2/8/08

The More You See The Less You Know

I like to think of myself as a pretty up to date guy with this technology stuff but sometimes it just seems like there is so much to keep track of. For Christmas my aunt gave my family a digital picture frame and it kind of scared me. Film was like cool in the twentieth century and now I suppose paper photographs are cruising into extinction as we approach 2010. The iPhone will dramatically change the way we look at pictures. With instant easy access to a high quality visual when will we be showing clients, editors and curators our work on our iPhones? Who wants to spend the time and money on a portfolio and having to constantly be updating your book printing new work and lugging those heavy things all over the city? And what will be the first gallery to say goodbye to the white wall and hello to the floor to ceiling LCD screen? And it wont run them out of business because all they have to do now is sell the digital file to Mr. Millionaire and he can play the art on his LCD screen at home or the boat. So many artists these days work in a wide range of mediums that perhaps this will actually change the way art is made, shit, fashion and art merged a while ago, so why can't video, sculpture, performance, photography, poetry, painting, fucking, fighting, falling in love, etc etc all somehow end up on that LCD screen.
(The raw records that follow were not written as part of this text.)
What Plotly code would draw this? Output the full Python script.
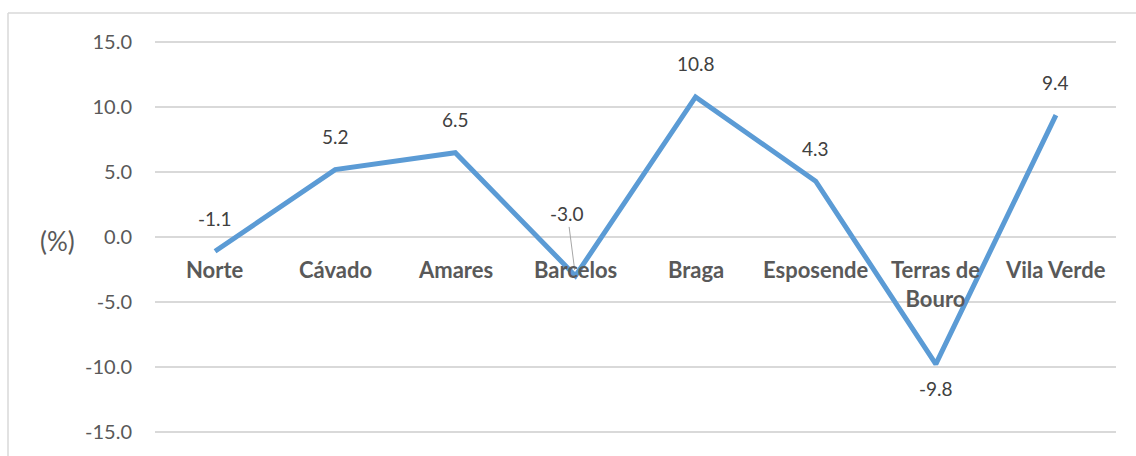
import plotly.graph_objects as go

# Population change by municipality (%)
categories = ["Norte", "Cávado", "Amares", "Barcelos", "Braga", "Esposende", "Terras de Bouro", "Vila Verde"]
category_labels = ["Norte", "Cávado", "Amares", "Barcelos", "Braga", "Esposende", "Terras de<br>Bouro", "Vila Verde"]
values = [-1.1, 5.2, 6.5, -3.0, 10.8, 4.3, -9.8, 9.4]
y_ticks = [-15, -10, -5, 0, 5, 10, 15]

FONT = "Lato"
LINE_COLOR = "#5B9BD5"
GRID_COLOR = "#D9D9D9"

fig = go.Figure()
fig.add_trace(go.Scatter(
    x=categories, y=values, mode="lines",
    line=dict(color=LINE_COLOR, width=5),
    hoverinfo="x+y", showlegend=False,
))

annotations = []
# value labels
for cat, v in zip(categories, values):
    if cat == "Barcelos":
        annotations.append(dict(
            x=cat, y=v, xref="x", yref="y", text=f"{v:.1f}",
            showarrow=True, arrowhead=0, arrowwidth=1, arrowcolor="#A6A6A6",
            ax=-8, ay=-62, standoff=6,
            font=dict(family=FONT, size=19, color="#404040"),
        ))
    elif v == min(values):
        annotations.append(dict(
            x=cat, y=v, xref="x", yref="y", text=f"{v:.1f}", showarrow=False,
            yanchor="middle", yshift=-24,
            font=dict(family=FONT, size=19, color="#404040"),
        ))
    else:
        annotations.append(dict(
            x=cat, y=v, xref="x", yref="y", text=f"{v:.1f}", showarrow=False,
            yanchor="middle", yshift=33,
            font=dict(family=FONT, size=19, color="#404040"),
        ))

# category labels sitting under the zero line
for cat, lab in zip(categories, category_labels):
    annotations.append(dict(
        x=cat, y=0, xref="x", yref="y", text=f"<b>{lab}</b>", showarrow=False,
        yanchor="top", yshift=-17,
        font=dict(family=FONT, size=22, color="#595959"),
    ))

L, R, T, B = 155, 20, 36, 18
W, H = 1136, 456
pw, ph = W - L - R, H - T - B

def px_x(px):
    return (px - L) / pw

def px_y(py):
    return (H - B - py) / ph

# axis unit
annotations.append(dict(
    x=px_x(57), y=0, xref="paper", yref="y", text="(%)", showarrow=False,
    xanchor="center", yanchor="middle", yshift=-4,
    font=dict(family=FONT, size=26, color="#595959"),
))

shapes = [
    dict(type="line", xref="paper", yref="paper",
         x0=px_x(8), x1=px_x(1140), y0=px_y(13), y1=px_y(13),
         line=dict(color=GRID_COLOR, width=1.5)),
    dict(type="line", xref="paper", yref="paper",
         x0=px_x(8), x1=px_x(8), y0=px_y(13), y1=px_y(460),
         line=dict(color=GRID_COLOR, width=1.5)),
]

fig.update_layout(
    width=W, height=H,
    margin=dict(l=L, r=R, t=T, b=B),
    paper_bgcolor="white", plot_bgcolor="white",
    annotations=annotations, shapes=shapes,
    xaxis=dict(type="category", range=[-0.5, 7.5], showticklabels=False,
               showgrid=False, zeroline=False, showline=False),
    yaxis=dict(range=[-15.5, 15.5], tickvals=y_ticks,
               ticktext=[f"{t:.1f}" for t in y_ticks],
               showgrid=True, gridcolor=GRID_COLOR, gridwidth=1.5,
               zeroline=True, zerolinecolor=GRID_COLOR, zerolinewidth=1.5,
               showline=False, ticklabelstandoff=22,
               tickfont=dict(family=FONT, size=20, color="#595959")),
)

fig.write_html("out.html")
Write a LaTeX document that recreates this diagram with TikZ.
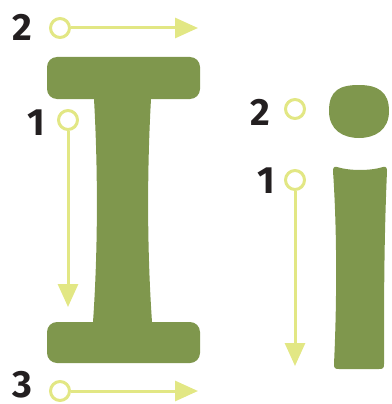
\documentclass[tikz,border=0pt]{standalone}
\usepackage{fontspec}
\setmainfont{Fira Sans}
\usepackage{tikz}
\usepackage{xcolor}
\usetikzlibrary{arrows.meta}
\definecolor{leaf}{RGB}{127,151,77}
\definecolor{lime}{RGB}{226,231,132}
\definecolor{ink}{RGB}{35,31,32}
\tikzset{>={Triangle[length=23pt,width=20pt]}}
\tikzset{
  letter/.style={fill=leaf},
  ring/.style={circle, draw=lime, line width=3pt, minimum size=19pt, inner sep=0pt},
  guide/.style={draw=lime, line width=3pt, ->},
  digit/.style={text=ink, font=\fontsize{38}{38}\selectfont\bfseries, inner sep=0pt}
}

\begin{document}
\begin{tikzpicture}[x=1pt, y=-1pt]
      \useasboundingbox (0, 0) rectangle (391, 404);
      % capital I
      \fill[letter] (94, 99) .. controls (98, 170) and (98, 250) .. (93, 322)
        -- (152, 322) .. controls (147, 250) and (147, 170) .. (151, 99) -- cycle;
      \fill[letter, rounded corners=10pt] (47, 57) rectangle (200, 99);
      \fill[letter, rounded corners=10pt] (47, 322) rectangle (200, 363);
      % small i
      \fill[letter] (329, 111) .. controls (329, 90) and (340, 85) .. (359, 85)
        .. controls (378, 85) and (389, 92) .. (389, 111)
        .. controls (389, 130) and (375, 138) .. (359, 138)
        .. controls (343, 138) and (329, 130) .. (329, 111) -- cycle;
      \fill[letter] (337, 167) .. controls (350, 171) and (370, 171) .. (383, 167)
        .. controls (386, 166) and (387, 168) .. (387, 171)
        .. controls (384, 240) and (384, 300) .. (384, 364)
        .. controls (384, 368) and (383, 369) .. (379, 369) -- (339, 369)
        .. controls (335, 369) and (334, 368) .. (334, 364)
        .. controls (337, 300) and (337, 230) .. (333, 171)
        .. controls (333, 168) and (334, 166) .. (337, 167) -- cycle;
      % strokes of I
      \node[digit] (top) at (22, 27) {2};
      \node[ring] (topring) at (60, 28) {};
      \coordinate (topend) at (198, 28);
      \draw[guide] (topring) -- (topend);
      \node[digit] (stem) at (36, 123) {1};
      \node[ring] (stemring) at (68, 120) {};
      \coordinate (stemend) at (68, 307);
      \draw[guide] (stemring) -- (stemend);
      \node[digit] (base) at (22, 385) {3};
      \node[ring] (basering) at (60, 391) {};
      \coordinate (baseend) at (198, 391);
      \draw[guide] (basering) -- (baseend);
      % strokes of i
      \node[digit] (dot) at (260, 112) {2};
      \node[ring] (dotring) at (295, 109) {};
      \node[digit] (line) at (266, 181) {1};
      \node[ring] (linering) at (295, 180) {};
      \coordinate (lineend) at (295, 366);
      \draw[guide] (linering) -- (lineend);
    \end{tikzpicture}
\end{document}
All of this innovation allows greater and greater accessibility, almost instantaneity. Images are being looked at with a new found speed and quickness that can not possibly allow for seroious reflection or contemplation. While it is wonderful to have such great access to all of the images out there, how much are we letting those images sink in? Instead of thinking about the image, we on to the next one and the one after that. We never stop looking. But when do we stop to think? What is the point of even looking if we do allow ourselves to react on what we have seen? The never ending attack ranging from Flickr to the 6 O'Clock news is sure to have a devastating effect on how we see and perceive, not only the world, but ourselves and how we fit into this world. It also scares me that the images made in the future will somehow lack intelligence and visual richness as by-products of the visual vocabulary they grew up with. As technology and the art world evolve I pray we do not lose our sensitivity to the image and become numb to the potential impact an image can have. While Sternfeld was making American Prospects he could only afford to shoot two sheets of film a day. Two shots! Now that is serious looking and thinking, and, today, unheard of.